Du caniveau à la vie bourgeoise, c'est l'histoire de Katie (ou Keetje) Tippel, celle de l'ascension sociale d'une jeune femme dans l'Amsterdam du XIXe siècle.
Pour son troisième film, Verhoeven bénéficie d'un gros budget et nous transporte dans l'Amsterdam du XIXe siècle pour suivre le parcours de Katie, de son arrivée dans la ville à ses premiers pas dans la haute société en passant par ses petits boulots, ses joies et déceptions, ses rapports avec sa famille et diverses rencontres, notamment avec des artistes. Portrait d'une femme persévérante et prêt à se battre, Verhoeren reste braquer sur cette belle femme, la rendant fascinante.
Mais l'intérêt de l'oeuvre se trouve aussi dans son tableau de la Hollande du XIXe siècle. S'ouvrant de fort belle manière avec le trajet en bateau, il met d'abord en avant l'exode des campagnes vers les grandes villes puis, à travers le destin de Katie, capte la pauvreté puis la bourgeoisie de son pays, sa façon de vivre, les coutumes, les boulots, les dictates de cette époque... Mais c'est aussi une véritable critique sociale et il met en avant la montée du capitalisme, le pouvoir de l'argent et l'oppression puis la répression des classes dominantes face aux prolétaires (souvent mené par des intellectuels et/ou des artistes). L'une des forces du film, c'est de mettre cette critique et ce tableau toujours en lien avec la montée de Katie dans la société et sa vision du monde à elle, mais aussi avec l'une des thématiques chères à Verhoeven, à savoir la nature humaine, ses pulsions, sa bestialité et ce à tout point de vue ou encore sa cruauté, parfois mis en avant par des humiliations subies pour quelques sous.
Verhoven démontre déjà tout son talent derrière la caméra et capte à merveille tout cela, donne de l'émotion et de la puissance à ce portrait, faisant passer le spectateur par diverses émotions, de l'antipathie à la joie.

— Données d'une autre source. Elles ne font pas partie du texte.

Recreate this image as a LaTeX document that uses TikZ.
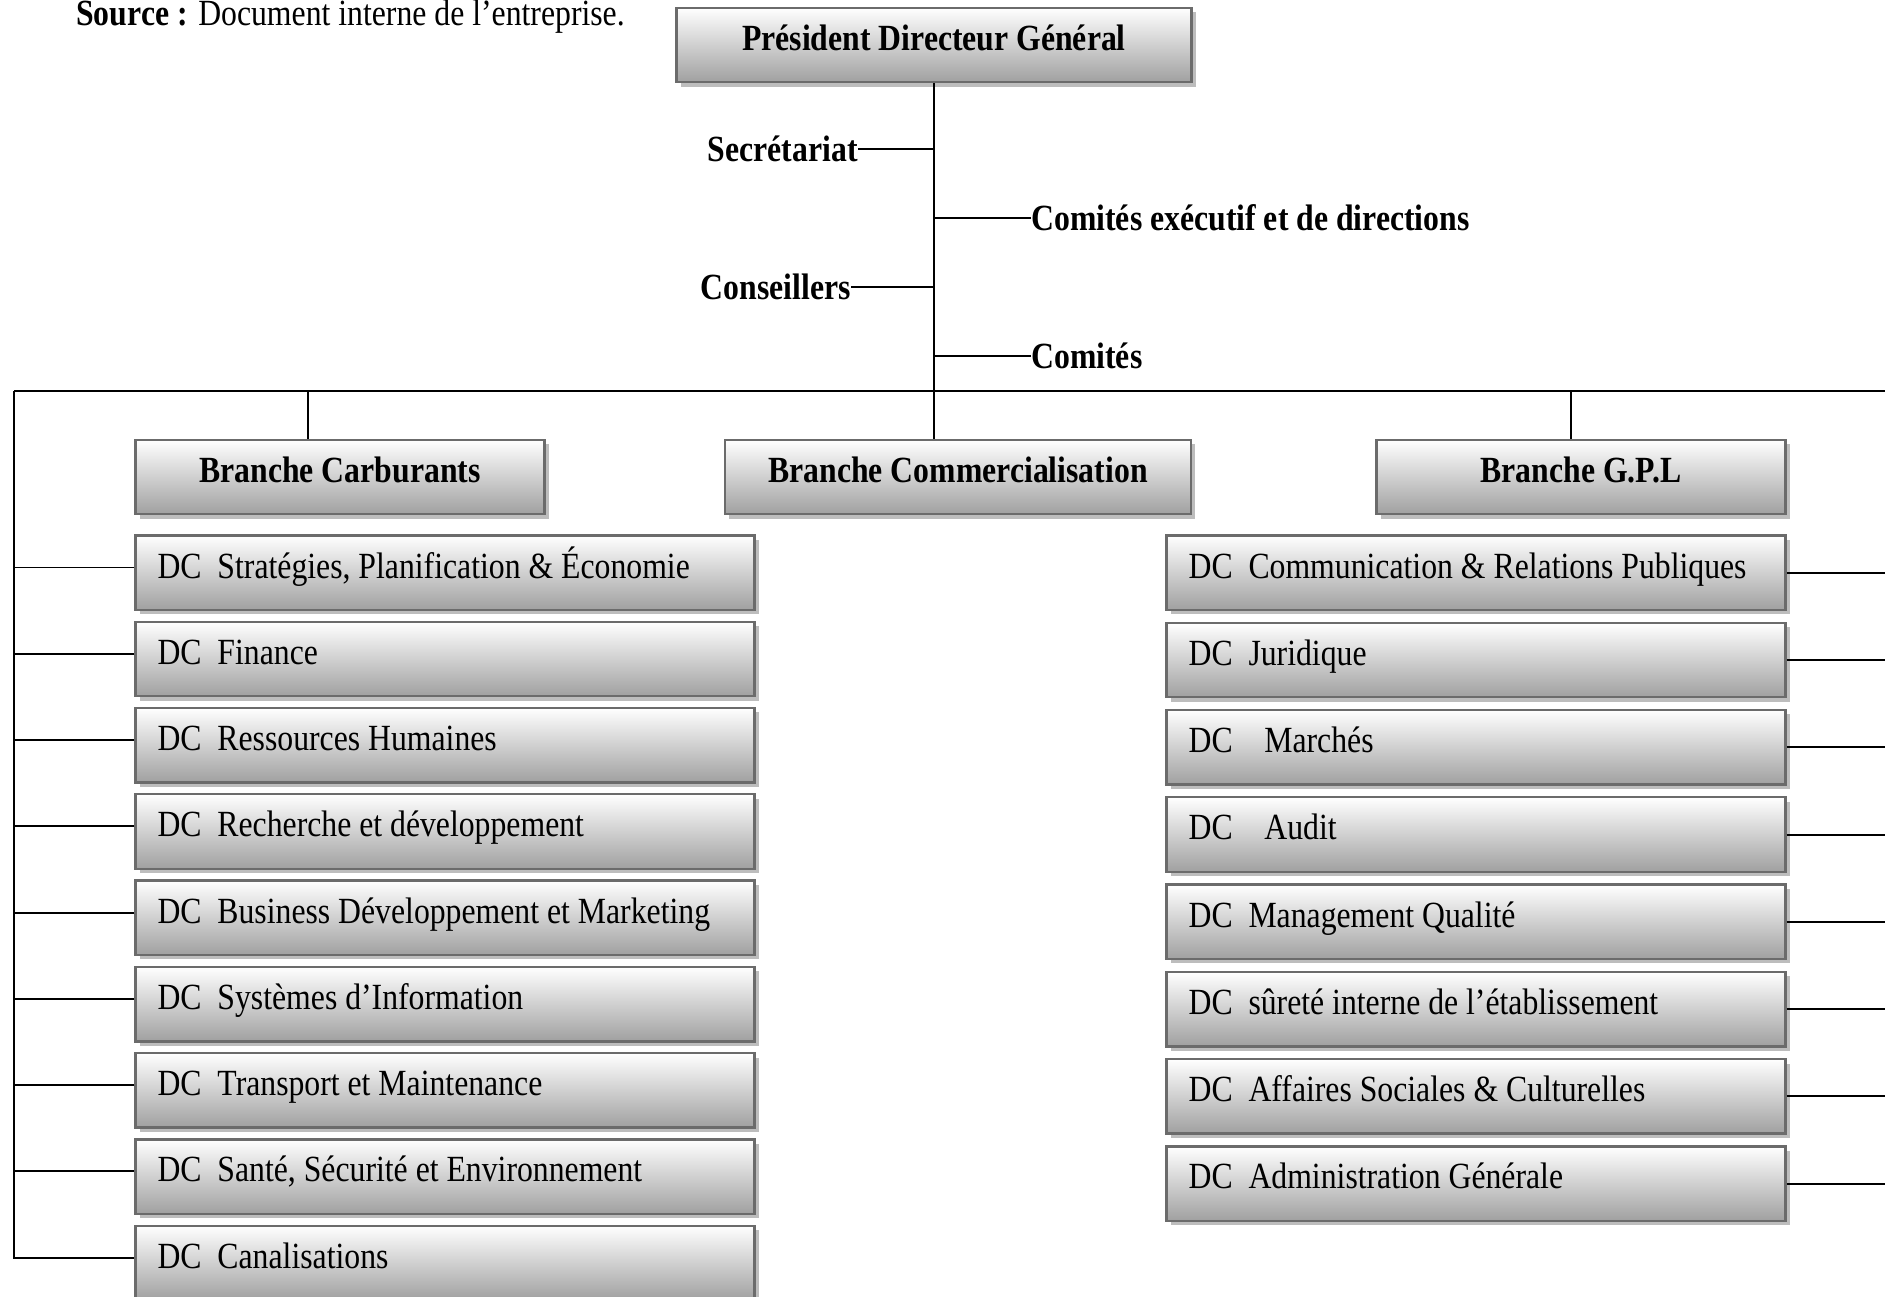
\documentclass[tikz,border=0pt]{standalone}
\usepackage{fontspec}
\setmainfont[FakeStretch=0.86]{Liberation Serif}
\usetikzlibrary{positioning, shadows}
\definecolor{boxline}{HTML}{6B6B6B}
\definecolor{boxdark}{HTML}{A0A0A0}
\definecolor{boxshadow}{HTML}{BDBDBD}

\begin{document}
\begin{tikzpicture}[
    x=0.02cm, y=-0.02cm,
    node distance=0.19cm,
    box/.style={rectangle, draw=boxline, line width=1.3pt, top color=white, bottom color=boxdark,
                minimum width=#1, minimum height=1.49cm, inner ysep=0pt,
                text height=24pt, text depth=18pt,
                drop shadow={shadow xshift=2.5pt, shadow yshift=-2.5pt, fill=boxshadow, opacity=1}},
    head/.style={box=#1, inner xsep=0pt, font=\fontsize{21}{25}\selectfont\bfseries},
    dc/.style={box=12.38cm, inner xsep=0.44cm, text width=11.5cm, align=flush left,
               font=\fontsize{21}{25}\selectfont},
    side/.style={inner sep=0pt, font=\fontsize{21}{25}\selectfont\bfseries},
    link/.style={line width=1.1pt, black}
]
\useasboundingbox (0,0) rectangle (1885,1297);

% Source
\node[anchor=base west, inner sep=0pt, font=\fontsize{21}{25}\selectfont] (source) at (76,26)
    {\textbf{Source :} Document interne de l’entreprise.};

% Direction generale
\node[head=10.3cm] (pdg) at (934,45) {Président Directeur Général};

\node[side, anchor=east] (secr) at (858,149) {Secrétariat};
\node[side, anchor=west] (cexec) at (1031,218) {Comités exécutif et de directions};
\node[side, anchor=east] (cons) at (851,287) {Conseillers};
\node[side, anchor=west] (comites) at (1031,356) {Comités};

% Branches
\node[head=8.18cm] (carb) at (340,477) {Branche Carburants};
\node[head=9.32cm] (comm) at (958,477) {Branche Commercialisation};
\node[head=8.18cm] (gpl) at (1581,477) {Branche G.P.L};

% Directions centrales (gauche)
\node[dc, below right=0.38cm and 0cm of carb.south west] (dcstrat) {DC\ \ Stratégies, Planification \& Économie};
\node[dc, below=of dcstrat] (dcfin) {DC\ \ Finance};
\node[dc, below=of dcfin] (dcrh) {DC\ \ Ressources Humaines};
\node[dc, below=of dcrh] (dcrd) {DC\ \ Recherche et développement};
\node[dc, below=of dcrd] (dcbdm) {DC\ \ Business Développement et Marketing};
\node[dc, below=of dcbdm] (dcsi) {DC\ \ Systèmes d’Information};
\node[dc, below=of dcsi] (dctm) {DC\ \ Transport et Maintenance};
\node[dc, below=of dctm] (dchse) {DC\ \ Santé, Sécurité et Environnement};
\node[dc, below=of dchse] (dccan) {DC\ \ Canalisations};

% Directions centrales (droite)
\node[dc, below left=0.38cm and 0cm of gpl.south east] (dccom) {DC\ \ Communication \& Relations Publiques};
\node[dc, below=0.21cm of dccom] (dcjur) {DC\ \ Juridique};
\node[dc, below=0.21cm of dcjur] (dcmar) {DC\ \ \ \ Marchés};
\node[dc, below=0.21cm of dcmar] (dcaud) {DC\ \ \ \ Audit};
\node[dc, below=0.21cm of dcaud] (dcmq) {DC\ \ Management Qualité};
\node[dc, below=0.21cm of dcmq] (dcsur) {DC\ \ sûreté interne de l’établissement};
\node[dc, below=0.21cm of dcsur] (dcasc) {DC\ \ Affaires Sociales \& Culturelles};
\node[dc, below=0.21cm of dcasc] (dcag) {DC\ \ Administration Générale};

% Liaisons
\draw[link] (pdg.south) -- (pdg.south |- comm.north);
\draw[link] (secr.east) -- (secr.east -| pdg.south);
\draw[link] (cexec.west) -- (cexec.west -| pdg.south);
\draw[link] (cons.east) -- (cons.east -| pdg.south);
\draw[link] (comites.west) -- (comites.west -| pdg.south);

\coordinate (busL) at (14,391);
\coordinate (busR) at (1885,391);
\coordinate (carbtap) at (308,391);
\coordinate (gpltap) at (1571,391);
\draw[link] (busL) -- (busR);
\draw[link] (carbtap) -- (carbtap |- carb.north);
\draw[link] (gpltap) -- (gpltap |- gpl.north);

\draw[link] (busL) |- ([yshift=3pt]dccan.west);
\foreach \n in {dcstrat,dcfin,dcrh,dcrd,dcbdm,dcsi,dctm,dchse}
    \draw[link] ([yshift=3pt]\n.west) -- ([yshift=3pt]\n.west -| busL);
\foreach \n in {dccom,dcjur,dcmar,dcaud,dcmq,dcsur,dcasc,dcag}
    \draw[link] (\n.east) -- (\n.east -| busR);

\end{tikzpicture}
\end{document}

À l'image de ce qu'il met en scène, il n'hésite pas à montrer le sexe, la nudité et la violence de manière explicite mais jamais inutilement ou lourdement. Il sublime la belle Monique ven de Ven à l'inoubliable sourire et chevelure qui va passer de la crasse à l'élégance avec un naturel éblouissant. On retrouve aussi Rutger Hauer qui, à l'image des autres interprétations, est impeccable lui aussi. Verhoeven bénéficie aussi d'une très belle reconstitution, qu'il met très bien en avant pour mieux nous transporter à cette époque.
Verhoeven livre là son unique film d'époque mais quel film ! Portrait passionnant d'une jeune femme qui passera de la plus dégradante des pauvretés à la richesse et l'élégante dans un Amsterdam du XIXème siècle qu'il ne manque pas de mettre en valeur.